Das S4A-Lexikon steht als Open-Source-Projekt öffentlich zur Verfügung – inklusive des zugrundeliegenden Quellcodes. Dadurch eröffnet sich für zukünftige Projekte oder Initiativen die Option, das Lexikon um weitere medizinische oder therapeutische Fachbereiche zu erweitern. Darüber hinaus ist es denkbar das Sign4All.Info-Lexikon in die jeweiligen digitalen Anwendungen von Praxen und Einrichtungen zu integrieren, etwa in interne Informationssysteme oder Intranets.

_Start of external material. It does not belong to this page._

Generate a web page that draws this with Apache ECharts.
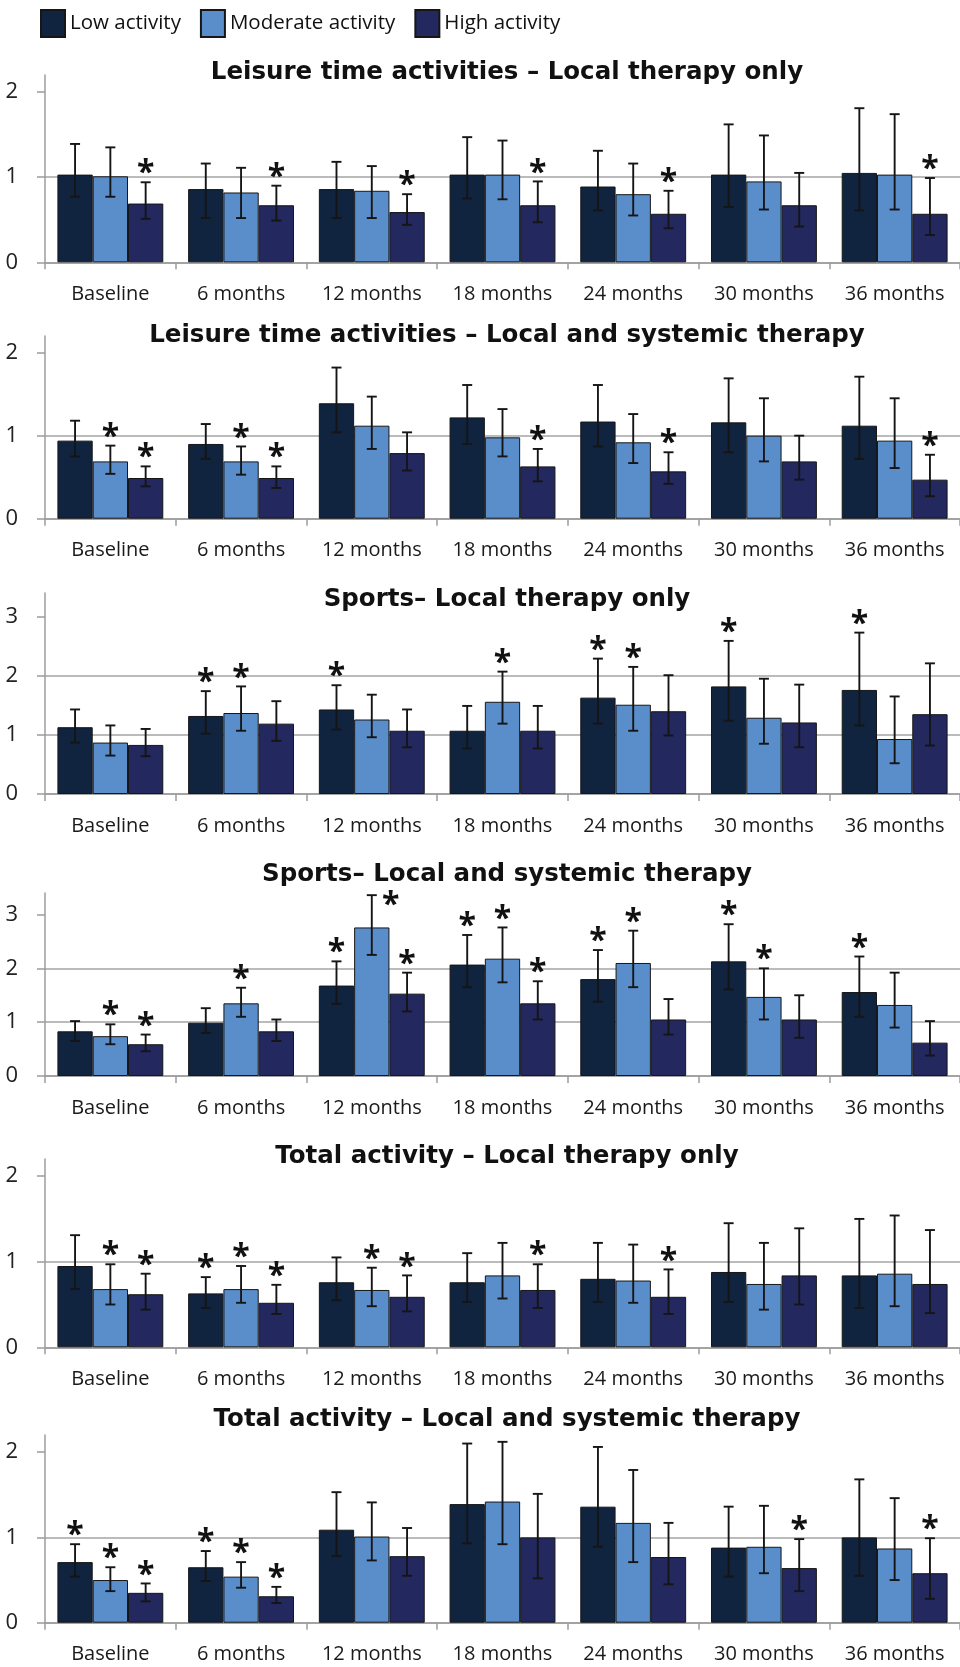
<!DOCTYPE html>
<html>
<head>
<meta charset="utf-8">
<title>Physical activity by therapy group</title>
<script src="https://cdn.jsdelivr.net/npm/echarts@6/dist/echarts.min.js"></script>
<style>
  html, body { margin: 0; padding: 0; background: #ffffff; }
  #chart { width: 960px; height: 1667px; }
</style>
</head>
<body>
<div id="chart"></div>
<script>
// ---- Shared labels ----
const categories = ['Baseline', '6 months', '12 months', '18 months', '24 months', '30 months', '36 months'];
const groupNames = ['Low activity', 'Moderate activity', 'High activity'];
const panelTitles = [
  'Leisure time activities \u2013 Local therapy only',
  'Leisure time activities \u2013 Local and systemic therapy',
  'Sports\u2013 Local therapy only',
  'Sports\u2013 Local and systemic therapy',
  'Total activity \u2013 Local therapy only',
  'Total activity \u2013 Local and systemic therapy'
];
const yTicksTwo = [0, 1, 2];
const yTicksThree = [0, 1, 2, 3];

// ---- Leisure time activities, local therapy only ----
// rows: low, moderate, high activity; columns follow `categories`
const leisureLocalMean  = [[1.03, 0.86, 0.86, 1.03, 0.89, 1.03, 1.05], [1.01, 0.82, 0.84, 1.03, 0.80, 0.95, 1.03], [0.69, 0.67, 0.59, 0.67, 0.57, 0.67, 0.57]];
const leisureLocalLower = [[0.77, 0.52, 0.52, 0.75, 0.61, 0.65, 0.61], [0.77, 0.52, 0.52, 0.74, 0.55, 0.62, 0.62], [0.51, 0.49, 0.44, 0.47, 0.40, 0.42, 0.32]];
const leisureLocalUpper = [[1.39, 1.16, 1.18, 1.47, 1.31, 1.62, 1.81], [1.35, 1.11, 1.13, 1.43, 1.16, 1.49, 1.74], [0.94, 0.90, 0.80, 0.95, 0.84, 1.05, 0.99]];
const leisureLocalSig   = [[0, 0, 0, 0, 0, 0, 0], [0, 0, 0, 0, 0, 0, 0], [1, 1, 1, 1, 1, 0, 1]];

// ---- Leisure time activities, local and systemic therapy ----
const leisureSystMean  = [[0.94, 0.90, 1.39, 1.22, 1.17, 1.16, 1.12], [0.69, 0.69, 1.12, 0.98, 0.92, 1.00, 0.94], [0.49, 0.49, 0.79, 0.63, 0.57, 0.69, 0.47]];
const leisureSystLower = [[0.75, 0.72, 1.04, 0.90, 0.87, 0.80, 0.72], [0.54, 0.53, 0.84, 0.75, 0.67, 0.69, 0.61], [0.39, 0.37, 0.58, 0.45, 0.42, 0.47, 0.27]];
const leisureSystUpper = [[1.18, 1.14, 1.82, 1.61, 1.61, 1.69, 1.71], [0.88, 0.87, 1.47, 1.32, 1.26, 1.45, 1.45], [0.63, 0.63, 1.04, 0.84, 0.80, 1.00, 0.77]];
const leisureSystSig   = [[0, 0, 0, 0, 0, 0, 0], [1, 1, 0, 0, 0, 0, 0], [1, 1, 0, 1, 1, 0, 1]];

// ---- Sports, local therapy only ----
const sportsLocalMean  = [[1.13, 1.32, 1.43, 1.07, 1.63, 1.82, 1.76], [0.87, 1.37, 1.26, 1.56, 1.51, 1.29, 0.93], [0.83, 1.19, 1.07, 1.07, 1.40, 1.21, 1.35]];
const sportsLocalLower = [[0.87, 1.02, 1.09, 0.77, 1.19, 1.24, 1.16], [0.65, 1.07, 0.96, 1.19, 1.07, 0.85, 0.52], [0.64, 0.90, 0.79, 0.77, 0.99, 0.79, 0.82]];
const sportsLocalUpper = [[1.43, 1.74, 1.84, 1.49, 2.29, 2.59, 2.73], [1.16, 1.82, 1.68, 2.07, 2.15, 1.95, 1.65], [1.10, 1.57, 1.43, 1.49, 2.01, 1.85, 2.21]];
const sportsLocalSig   = [[0, 1, 1, 0, 1, 1, 1], [0, 1, 0, 1, 1, 0, 0], [0, 0, 0, 0, 0, 0, 0]];

// ---- Sports, local and systemic therapy ----
const sportsSystMean  = [[0.83, 0.99, 1.68, 2.07, 1.80, 2.13, 1.56], [0.74, 1.35, 2.76, 2.18, 2.10, 1.47, 1.32], [0.59, 0.83, 1.53, 1.35, 1.05, 1.05, 0.62]];
const sportsSystLower = [[0.65, 0.80, 1.34, 1.65, 1.38, 1.61, 1.10], [0.59, 1.10, 2.25, 1.74, 1.65, 1.05, 0.90], [0.46, 0.65, 1.20, 1.05, 0.77, 0.71, 0.38]];
const sportsSystUpper = [[1.02, 1.26, 2.13, 2.62, 2.34, 2.82, 2.22], [0.96, 1.64, 3.36, 2.76, 2.70, 2.00, 1.92], [0.77, 1.05, 1.92, 1.76, 1.43, 1.50, 1.02]];
const sportsSystSig   = [[0, 0, 1, 1, 1, 1, 1], [1, 1, 1, 1, 1, 1, 0], [1, 0, 1, 1, 0, 0, 0]];

// ---- Total activity, local therapy only ----
const totalLocalMean  = [[0.95, 0.63, 0.76, 0.76, 0.80, 0.88, 0.84], [0.68, 0.68, 0.67, 0.84, 0.78, 0.74, 0.86], [0.62, 0.52, 0.59, 0.67, 0.59, 0.84, 0.74]];
const totalLocalLower = [[0.68, 0.46, 0.55, 0.53, 0.53, 0.53, 0.46], [0.50, 0.52, 0.48, 0.57, 0.52, 0.44, 0.48], [0.44, 0.39, 0.42, 0.46, 0.39, 0.50, 0.40]];
const totalLocalUpper = [[1.31, 0.82, 1.05, 1.10, 1.22, 1.45, 1.50], [0.97, 0.95, 0.93, 1.22, 1.20, 1.22, 1.54], [0.86, 0.73, 0.84, 0.97, 0.91, 1.39, 1.37]];
const totalLocalSig   = [[0, 1, 0, 0, 0, 0, 0], [1, 1, 1, 0, 0, 0, 0], [1, 1, 1, 1, 1, 0, 0]];

// ---- Total activity, local and systemic therapy ----
const totalSystMean  = [[0.71, 0.65, 1.09, 1.39, 1.36, 0.88, 1.00], [0.50, 0.54, 1.01, 1.42, 1.17, 0.89, 0.87], [0.35, 0.31, 0.78, 1.00, 0.77, 0.64, 0.58]];
const totalSystLower = [[0.54, 0.49, 0.78, 0.93, 0.89, 0.54, 0.55], [0.37, 0.41, 0.73, 0.92, 0.71, 0.58, 0.50], [0.25, 0.23, 0.55, 0.52, 0.45, 0.37, 0.28]];
const totalSystUpper = [[0.92, 0.84, 1.53, 2.10, 2.06, 1.36, 1.68], [0.65, 0.71, 1.41, 2.12, 1.79, 1.37, 1.46], [0.46, 0.42, 1.11, 1.51, 1.17, 0.98, 0.99]];
const totalSystSig   = [[1, 1, 0, 0, 0, 0, 0], [1, 1, 0, 0, 0, 0, 0], [1, 1, 0, 0, 0, 1, 1]];

// ---- Assemble panels ----
const panels = [
  { mean: leisureLocalMean, lower: leisureLocalLower, upper: leisureLocalUpper, sig: leisureLocalSig, ticks: yTicksTwo },
  { mean: leisureSystMean,  lower: leisureSystLower,  upper: leisureSystUpper,  sig: leisureSystSig,  ticks: yTicksTwo },
  { mean: sportsLocalMean,  lower: sportsLocalLower,  upper: sportsLocalUpper,  sig: sportsLocalSig,  ticks: yTicksThree },
  { mean: sportsSystMean,   lower: sportsSystLower,   upper: sportsSystUpper,   sig: sportsSystSig,   ticks: yTicksThree },
  { mean: totalLocalMean,   lower: totalLocalLower,   upper: totalLocalUpper,   sig: totalLocalSig,   ticks: yTicksTwo },
  { mean: totalSystMean,    lower: totalSystLower,    upper: totalSystUpper,    sig: totalSystSig,    ticks: yTicksTwo }
];

// Page layout of each panel (pixels): plot top, zero line, axis ceiling, title centre line
const panelLayout = [
  { top: 75,   zero: 262.3,  ceil: 2.2, titleY: 73 },
  { top: 336,  zero: 518.7,  ceil: 2.2, titleY: 336 },
  { top: 593,  zero: 794,    ceil: 3.4, titleY: 600 },
  { top: 893,  zero: 1076,   ceil: 3.4, titleY: 875 },
  { top: 1159, zero: 1347.3, ceil: 2.2, titleY: 1157 },
  { top: 1435, zero: 1622.7, ceil: 2.2, titleY: 1420 }
];

const PLOT_LEFT = 45;
const PLOT_WIDTH = 920;
const CAT_GAP = 0.19;
const colors = ['#10233f', '#5a8ecb', '#23285f'];
const axisGray = '#9c9c9c';
const gridGray = '#a4a4a4';
const FONT = '"Open Sans", "Noto Sans", sans-serif';
const TITLE_FONT = '"DejaVu Sans", "Open Sans", sans-serif';

// Error bar + significance marker for one bar
function renderErrorBar(params, api) {
  const cat = api.value(0);
  const lo = api.value(1);
  const hi = api.value(2);
  const grp = api.value(3);
  const sig = api.value(4);
  const catW = api.size([1, 0])[0];
  const barW = catW * (1 - CAT_GAP) / 3;
  const cx = api.coord([cat, 0])[0] + (grp - 1) * barW;
  const yHi = api.coord([cat, hi])[1];
  const yLo = api.coord([cat, lo])[1];
  const cap = 5;
  const stroke = { stroke: '#151515', lineWidth: 1.9 };
  const children = [
    { type: 'line', shape: { x1: cx, y1: yHi, x2: cx, y2: yLo }, style: stroke },
    { type: 'line', shape: { x1: cx - cap, y1: yHi, x2: cx + cap, y2: yHi }, style: stroke },
    { type: 'line', shape: { x1: cx - cap, y1: yLo, x2: cx + cap, y2: yLo }, style: stroke }
  ];
  if (sig) {
    let sx = cx;
    let sy = yHi - 16;
    if (sy - 8 < params.coordSys.y) {
      // no room above the whisker: set the marker beside it
      sx = cx + 19;
      sy = yHi + 3;
    }
    children.push({
      type: 'text',
      style: {
        text: '*', x: sx, y: sy + 8,
        font: 'bold 32px ' + FONT,
        fill: '#111111', align: 'center', verticalAlign: 'middle'
      }
    });
  }
  return { type: 'group', children: children };
}

const grids = [];
const xAxes = [];
const yAxes = [];
const titles = [];
const series = [];

panels.forEach(function (p, i) {
  const L = panelLayout[i];
  grids.push({ left: PLOT_LEFT, width: PLOT_WIDTH, top: L.top, height: L.zero - L.top });
  titles.push({
    text: panelTitles[i],
    left: 507, top: L.titleY, padding: 0,
    textAlign: 'center', textVerticalAlign: 'middle',
    textStyle: { fontFamily: TITLE_FONT, fontWeight: 'bold', fontSize: 24.5, color: '#111111' }
  });
  xAxes.push({
    gridIndex: i, type: 'category', data: categories,
    axisLine: { show: true, lineStyle: { color: axisGray, width: 1.5 } },
    axisTick: { show: true, length: 7, interval: 0, alignWithLabel: false, lineStyle: { color: axisGray, width: 1.5 } },
    axisLabel: { interval: 0, margin: 22, fontFamily: FONT, fontSize: 20, color: '#1a1a1a' },
    splitLine: { show: false }
  });
  yAxes.push({
    gridIndex: i, type: 'value', min: 0, max: L.ceil, interval: 1,
    axisLine: { show: true, lineStyle: { color: axisGray, width: 1.5 } },
    axisTick: { show: true, length: 8, customValues: p.ticks, lineStyle: { color: axisGray, width: 1.5 } },
    axisLabel: {
      customValues: p.ticks, margin: 27, fontFamily: FONT, fontSize: 22, color: '#222222',
      formatter: function (v) { return Number.isInteger(v) ? String(v) : ''; }
    },
    splitLine: {
      show: true, showMaxLine: false,
      lineStyle: { color: p.ticks.map(function () { return gridGray; }).concat(['rgba(0,0,0,0)']), width: 1.5 }
    }
  });
  groupNames.forEach(function (name, k) {
    series.push({
      type: 'bar', name: name, xAxisIndex: i, yAxisIndex: i,
      data: p.mean[k],
      barGap: '0%', barCategoryGap: (CAT_GAP * 100) + '%',
      itemStyle: { color: colors[k], borderColor: '#161616', borderWidth: 1 },
      emphasis: { disabled: true }
    });
  });
  const errData = [];
  groupNames.forEach(function (name, k) {
    categories.forEach(function (c, j) {
      errData.push([j, p.lower[k][j], p.upper[k][j], k, p.sig[k][j]]);
    });
  });
  series.push({
    type: 'custom', name: 'whiskers-' + i, xAxisIndex: i, yAxisIndex: i,
    renderItem: renderErrorBar, data: errData, z: 5, silent: true
  });
});

const chart = echarts.init(document.getElementById('chart'), null, { renderer: 'canvas' });
chart.setOption({
  animation: false,
  backgroundColor: '#ffffff',
  title: titles,
  legend: {
    data: groupNames, left: 40, top: 9, padding: 0,
    icon: 'rect', itemWidth: 24, itemHeight: 27, itemGap: 19,
    textStyle: { fontFamily: FONT, fontSize: 20.5, color: '#111111' },
    selectedMode: false
  },
  grid: grids,
  xAxis: xAxes,
  yAxis: yAxes,
  series: series
});
</script>
</body>
</html>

Auf diese Weise kann das Lexikon einen wichtigen Beitrag zu einer inklusiven und barrierefreien Gesundheitsversorgung leisten. Denn der Kerngedanken des Projektes liegt darin, unter anderem zahnmedizinische Fachgebärden sichtbar und nutzbar zu machen – und so echte Barrierefreiheit nicht nur für taube Mitarbeitende, sondern auch für Patientinnen und Patienten zu schaffen, die die Deutsche Gebärdensprache verwenden. Wir möchten an die Zahnärzteschaft, Ausbildungseinrichtungen sowie Patientinnen und Patienten appellieren, das Sign4All.Info-Lexikon aktiv zu nutzen und weiterzuverbreiten.